Reproduce the listing below from the line with "Write the Plotly code for this chart." to the line with "import plotly.graph_objects as go", both lines included, character for character, minus any pictures.

MATERIALS PROVIDED:

____

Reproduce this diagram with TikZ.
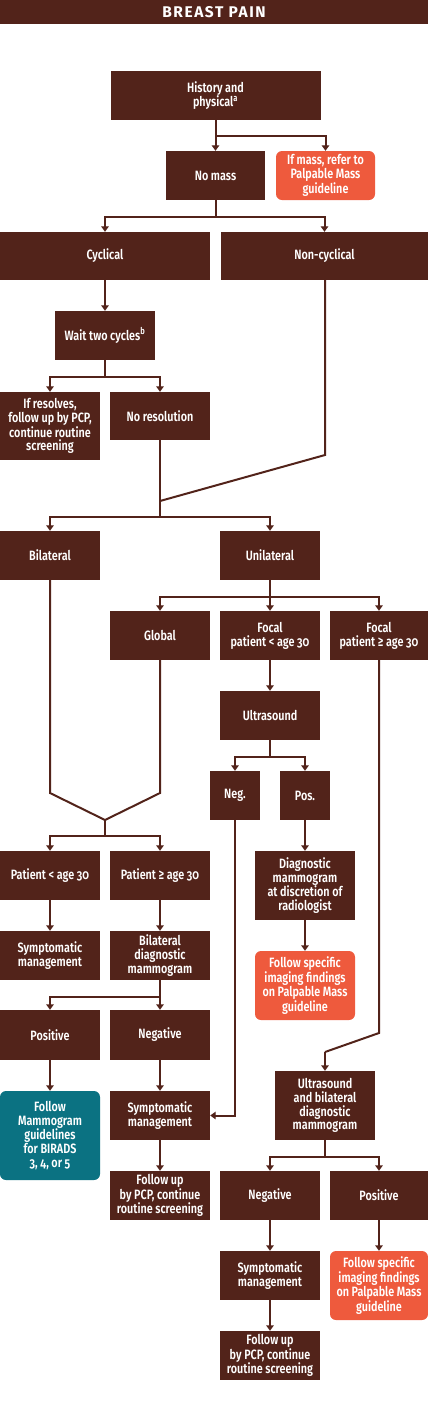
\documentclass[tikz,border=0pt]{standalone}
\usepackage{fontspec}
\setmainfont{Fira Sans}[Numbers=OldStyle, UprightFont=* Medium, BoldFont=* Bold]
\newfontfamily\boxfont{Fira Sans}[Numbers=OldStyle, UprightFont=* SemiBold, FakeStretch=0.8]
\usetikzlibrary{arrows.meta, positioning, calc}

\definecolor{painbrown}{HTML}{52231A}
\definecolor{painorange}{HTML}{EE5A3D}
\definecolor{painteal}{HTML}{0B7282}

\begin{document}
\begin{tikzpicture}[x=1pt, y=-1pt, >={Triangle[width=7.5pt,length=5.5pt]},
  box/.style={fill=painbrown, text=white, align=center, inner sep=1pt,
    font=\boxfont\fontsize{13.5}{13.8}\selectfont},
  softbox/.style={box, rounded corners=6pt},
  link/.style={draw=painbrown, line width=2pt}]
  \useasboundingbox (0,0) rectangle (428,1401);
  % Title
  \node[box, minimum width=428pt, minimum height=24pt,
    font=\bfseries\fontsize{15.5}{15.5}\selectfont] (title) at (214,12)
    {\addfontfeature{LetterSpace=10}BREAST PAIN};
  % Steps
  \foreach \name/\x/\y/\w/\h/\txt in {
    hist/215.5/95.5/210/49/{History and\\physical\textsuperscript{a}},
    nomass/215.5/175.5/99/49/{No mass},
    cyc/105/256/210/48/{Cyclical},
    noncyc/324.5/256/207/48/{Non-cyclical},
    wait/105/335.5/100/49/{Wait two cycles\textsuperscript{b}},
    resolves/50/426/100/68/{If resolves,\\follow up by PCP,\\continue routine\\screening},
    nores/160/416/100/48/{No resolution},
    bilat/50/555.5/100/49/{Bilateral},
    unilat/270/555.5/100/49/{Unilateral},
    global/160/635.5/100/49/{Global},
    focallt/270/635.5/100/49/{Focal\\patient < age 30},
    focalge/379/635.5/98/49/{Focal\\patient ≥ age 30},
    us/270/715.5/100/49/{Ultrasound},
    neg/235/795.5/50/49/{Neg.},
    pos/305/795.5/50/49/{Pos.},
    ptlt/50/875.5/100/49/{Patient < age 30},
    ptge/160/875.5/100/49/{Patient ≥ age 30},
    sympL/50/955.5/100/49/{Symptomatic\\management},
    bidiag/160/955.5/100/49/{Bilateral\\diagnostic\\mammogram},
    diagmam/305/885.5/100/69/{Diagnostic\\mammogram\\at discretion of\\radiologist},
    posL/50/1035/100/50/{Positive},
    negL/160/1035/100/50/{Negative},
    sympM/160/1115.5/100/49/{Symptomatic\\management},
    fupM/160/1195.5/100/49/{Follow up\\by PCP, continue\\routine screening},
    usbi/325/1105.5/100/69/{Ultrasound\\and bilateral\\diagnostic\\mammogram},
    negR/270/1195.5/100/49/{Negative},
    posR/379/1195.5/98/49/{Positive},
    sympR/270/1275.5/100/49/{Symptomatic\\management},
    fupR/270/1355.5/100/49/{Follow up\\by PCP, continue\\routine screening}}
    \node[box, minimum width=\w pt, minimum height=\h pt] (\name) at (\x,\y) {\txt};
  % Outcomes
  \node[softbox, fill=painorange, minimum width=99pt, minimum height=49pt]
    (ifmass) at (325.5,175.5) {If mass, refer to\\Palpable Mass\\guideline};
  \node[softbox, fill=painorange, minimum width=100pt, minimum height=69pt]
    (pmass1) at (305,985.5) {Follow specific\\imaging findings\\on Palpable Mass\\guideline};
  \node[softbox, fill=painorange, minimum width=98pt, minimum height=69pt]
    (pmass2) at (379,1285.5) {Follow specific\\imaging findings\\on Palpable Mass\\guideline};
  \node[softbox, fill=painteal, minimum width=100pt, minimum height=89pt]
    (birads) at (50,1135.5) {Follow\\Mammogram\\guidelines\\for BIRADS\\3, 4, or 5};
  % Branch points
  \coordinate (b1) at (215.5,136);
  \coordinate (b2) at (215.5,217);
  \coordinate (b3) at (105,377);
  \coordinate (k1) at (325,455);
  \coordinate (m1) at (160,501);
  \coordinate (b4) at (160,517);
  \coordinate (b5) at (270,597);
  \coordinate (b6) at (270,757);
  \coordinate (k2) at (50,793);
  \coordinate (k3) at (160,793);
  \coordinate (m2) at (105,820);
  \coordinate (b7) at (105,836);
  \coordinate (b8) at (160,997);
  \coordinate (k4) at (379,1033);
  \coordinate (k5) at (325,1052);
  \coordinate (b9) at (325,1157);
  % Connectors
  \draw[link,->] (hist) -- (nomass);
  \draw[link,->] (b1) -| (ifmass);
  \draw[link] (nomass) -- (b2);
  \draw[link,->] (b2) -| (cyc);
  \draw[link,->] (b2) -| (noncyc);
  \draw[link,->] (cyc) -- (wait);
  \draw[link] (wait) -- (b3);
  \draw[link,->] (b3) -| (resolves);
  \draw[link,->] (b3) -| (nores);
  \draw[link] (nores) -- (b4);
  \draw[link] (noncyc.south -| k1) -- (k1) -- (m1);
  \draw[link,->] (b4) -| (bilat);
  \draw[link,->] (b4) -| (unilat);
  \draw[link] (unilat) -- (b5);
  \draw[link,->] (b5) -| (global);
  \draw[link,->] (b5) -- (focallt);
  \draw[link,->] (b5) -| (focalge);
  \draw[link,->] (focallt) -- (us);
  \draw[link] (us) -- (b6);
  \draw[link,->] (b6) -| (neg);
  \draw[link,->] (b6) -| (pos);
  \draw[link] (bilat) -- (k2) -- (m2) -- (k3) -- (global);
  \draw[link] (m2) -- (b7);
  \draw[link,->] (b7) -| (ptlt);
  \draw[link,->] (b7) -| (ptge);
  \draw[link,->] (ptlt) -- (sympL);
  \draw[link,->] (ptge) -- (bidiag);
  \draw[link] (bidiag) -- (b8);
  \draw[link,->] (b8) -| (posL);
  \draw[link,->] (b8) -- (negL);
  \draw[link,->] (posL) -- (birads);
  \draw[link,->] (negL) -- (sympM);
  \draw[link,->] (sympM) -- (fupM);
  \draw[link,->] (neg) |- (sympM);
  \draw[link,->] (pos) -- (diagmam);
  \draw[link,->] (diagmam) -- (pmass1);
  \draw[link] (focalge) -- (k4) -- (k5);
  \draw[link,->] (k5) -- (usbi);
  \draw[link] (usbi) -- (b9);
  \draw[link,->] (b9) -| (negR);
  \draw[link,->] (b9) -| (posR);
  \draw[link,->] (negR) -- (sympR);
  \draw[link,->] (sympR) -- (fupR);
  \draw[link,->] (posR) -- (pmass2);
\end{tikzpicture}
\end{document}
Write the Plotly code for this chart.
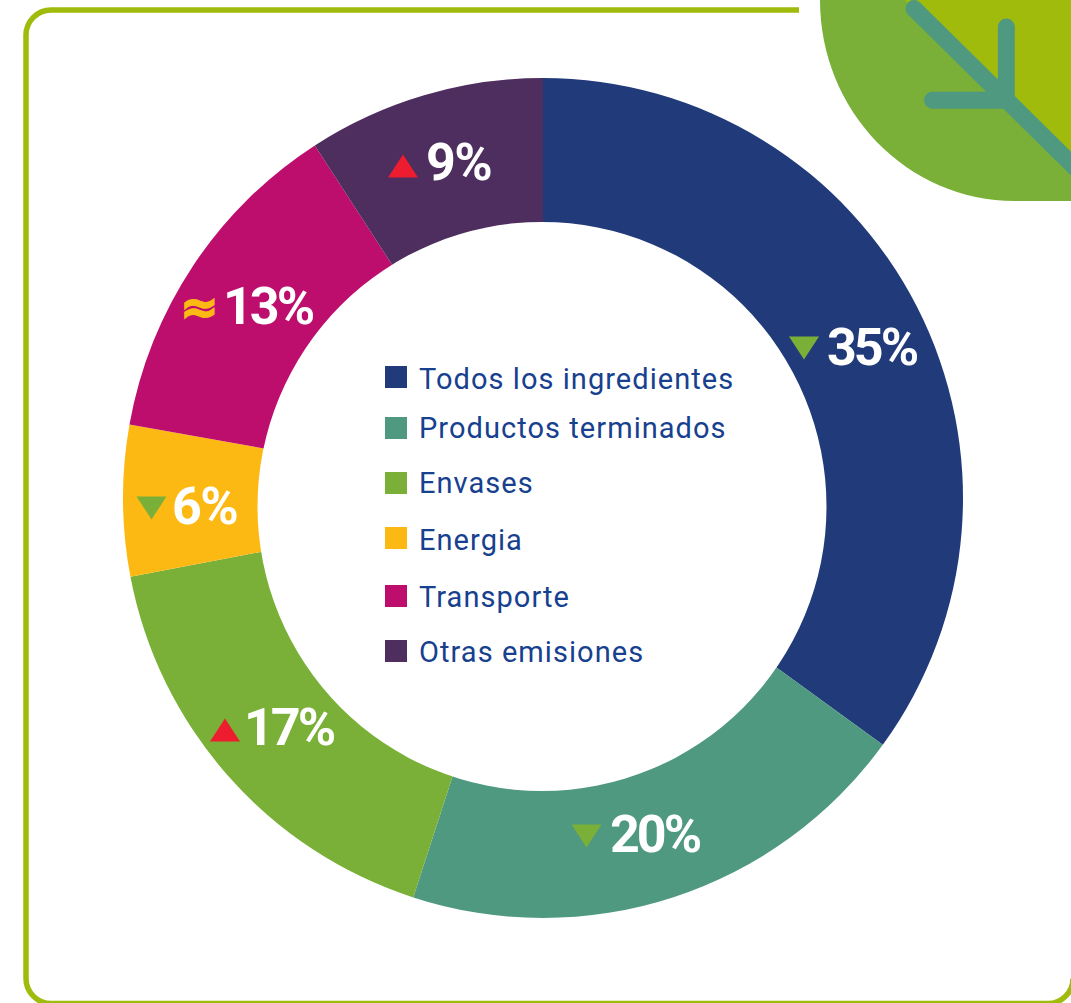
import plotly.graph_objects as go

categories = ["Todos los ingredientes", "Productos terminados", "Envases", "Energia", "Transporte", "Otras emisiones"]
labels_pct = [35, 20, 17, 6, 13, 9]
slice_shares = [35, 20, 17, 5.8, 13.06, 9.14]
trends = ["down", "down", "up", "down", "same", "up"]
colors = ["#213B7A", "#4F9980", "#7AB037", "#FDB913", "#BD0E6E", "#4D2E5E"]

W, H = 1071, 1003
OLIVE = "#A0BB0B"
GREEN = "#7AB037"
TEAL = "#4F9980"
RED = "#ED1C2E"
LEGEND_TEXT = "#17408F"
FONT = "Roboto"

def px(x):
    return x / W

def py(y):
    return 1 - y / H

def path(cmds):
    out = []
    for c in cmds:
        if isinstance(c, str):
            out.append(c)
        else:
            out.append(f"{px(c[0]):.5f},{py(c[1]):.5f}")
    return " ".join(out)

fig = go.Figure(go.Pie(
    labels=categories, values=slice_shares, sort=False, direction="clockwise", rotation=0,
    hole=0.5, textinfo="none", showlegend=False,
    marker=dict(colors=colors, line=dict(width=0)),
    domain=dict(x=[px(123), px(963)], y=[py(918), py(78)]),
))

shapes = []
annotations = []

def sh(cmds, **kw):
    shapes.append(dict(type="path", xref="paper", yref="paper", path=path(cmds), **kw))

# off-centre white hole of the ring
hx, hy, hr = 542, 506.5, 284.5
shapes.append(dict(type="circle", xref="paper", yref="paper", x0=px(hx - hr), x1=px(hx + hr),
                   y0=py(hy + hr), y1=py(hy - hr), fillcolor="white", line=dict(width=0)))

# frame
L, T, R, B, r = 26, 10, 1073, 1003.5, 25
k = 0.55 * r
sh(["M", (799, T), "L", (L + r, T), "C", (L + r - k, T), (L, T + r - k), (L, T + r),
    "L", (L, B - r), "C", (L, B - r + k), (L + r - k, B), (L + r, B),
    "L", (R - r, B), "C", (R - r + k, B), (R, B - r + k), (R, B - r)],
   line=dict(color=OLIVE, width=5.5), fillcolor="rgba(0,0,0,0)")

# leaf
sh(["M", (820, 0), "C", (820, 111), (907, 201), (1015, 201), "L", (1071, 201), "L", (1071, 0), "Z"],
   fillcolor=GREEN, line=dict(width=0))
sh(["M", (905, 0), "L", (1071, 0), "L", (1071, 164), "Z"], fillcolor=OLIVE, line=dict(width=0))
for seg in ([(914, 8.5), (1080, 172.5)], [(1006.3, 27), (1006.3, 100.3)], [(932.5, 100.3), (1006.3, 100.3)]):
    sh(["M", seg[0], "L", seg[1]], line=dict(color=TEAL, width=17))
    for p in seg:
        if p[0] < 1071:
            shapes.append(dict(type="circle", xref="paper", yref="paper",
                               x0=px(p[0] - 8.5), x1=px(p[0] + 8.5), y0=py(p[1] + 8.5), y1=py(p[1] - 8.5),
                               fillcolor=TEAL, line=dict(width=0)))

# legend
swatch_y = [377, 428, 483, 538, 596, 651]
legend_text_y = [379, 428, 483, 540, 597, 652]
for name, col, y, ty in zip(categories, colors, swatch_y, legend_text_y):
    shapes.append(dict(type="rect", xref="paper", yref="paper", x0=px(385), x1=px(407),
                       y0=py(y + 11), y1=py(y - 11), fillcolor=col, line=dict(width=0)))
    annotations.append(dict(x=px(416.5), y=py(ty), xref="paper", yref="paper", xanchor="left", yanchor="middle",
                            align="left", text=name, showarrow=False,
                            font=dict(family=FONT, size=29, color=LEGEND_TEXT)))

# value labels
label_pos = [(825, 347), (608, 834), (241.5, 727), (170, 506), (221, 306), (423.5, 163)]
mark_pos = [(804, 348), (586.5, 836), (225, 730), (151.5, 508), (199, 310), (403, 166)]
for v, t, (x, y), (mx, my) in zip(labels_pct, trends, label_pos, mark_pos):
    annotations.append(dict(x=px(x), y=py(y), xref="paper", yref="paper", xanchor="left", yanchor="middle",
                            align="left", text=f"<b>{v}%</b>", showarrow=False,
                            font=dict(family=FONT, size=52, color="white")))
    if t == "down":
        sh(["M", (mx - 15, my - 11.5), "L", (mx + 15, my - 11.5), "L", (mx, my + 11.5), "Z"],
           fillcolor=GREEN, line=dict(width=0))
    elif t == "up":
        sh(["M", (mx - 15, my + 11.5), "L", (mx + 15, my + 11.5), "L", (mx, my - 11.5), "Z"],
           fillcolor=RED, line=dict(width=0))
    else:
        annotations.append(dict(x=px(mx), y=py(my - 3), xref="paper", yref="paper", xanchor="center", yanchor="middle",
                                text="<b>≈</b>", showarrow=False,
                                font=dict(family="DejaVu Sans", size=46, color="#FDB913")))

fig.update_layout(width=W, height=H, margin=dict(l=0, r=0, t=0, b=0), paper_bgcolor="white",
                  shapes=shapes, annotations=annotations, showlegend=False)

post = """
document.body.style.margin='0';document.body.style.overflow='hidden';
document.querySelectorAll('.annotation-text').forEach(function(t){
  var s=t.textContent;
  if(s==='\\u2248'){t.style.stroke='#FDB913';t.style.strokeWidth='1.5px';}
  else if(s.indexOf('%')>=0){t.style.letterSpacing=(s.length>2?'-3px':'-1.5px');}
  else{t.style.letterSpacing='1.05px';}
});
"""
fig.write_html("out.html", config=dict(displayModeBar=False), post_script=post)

____

ANSWER FOR THE TASK:
Write the Plotly code for this chart.
import plotly.graph_objects as go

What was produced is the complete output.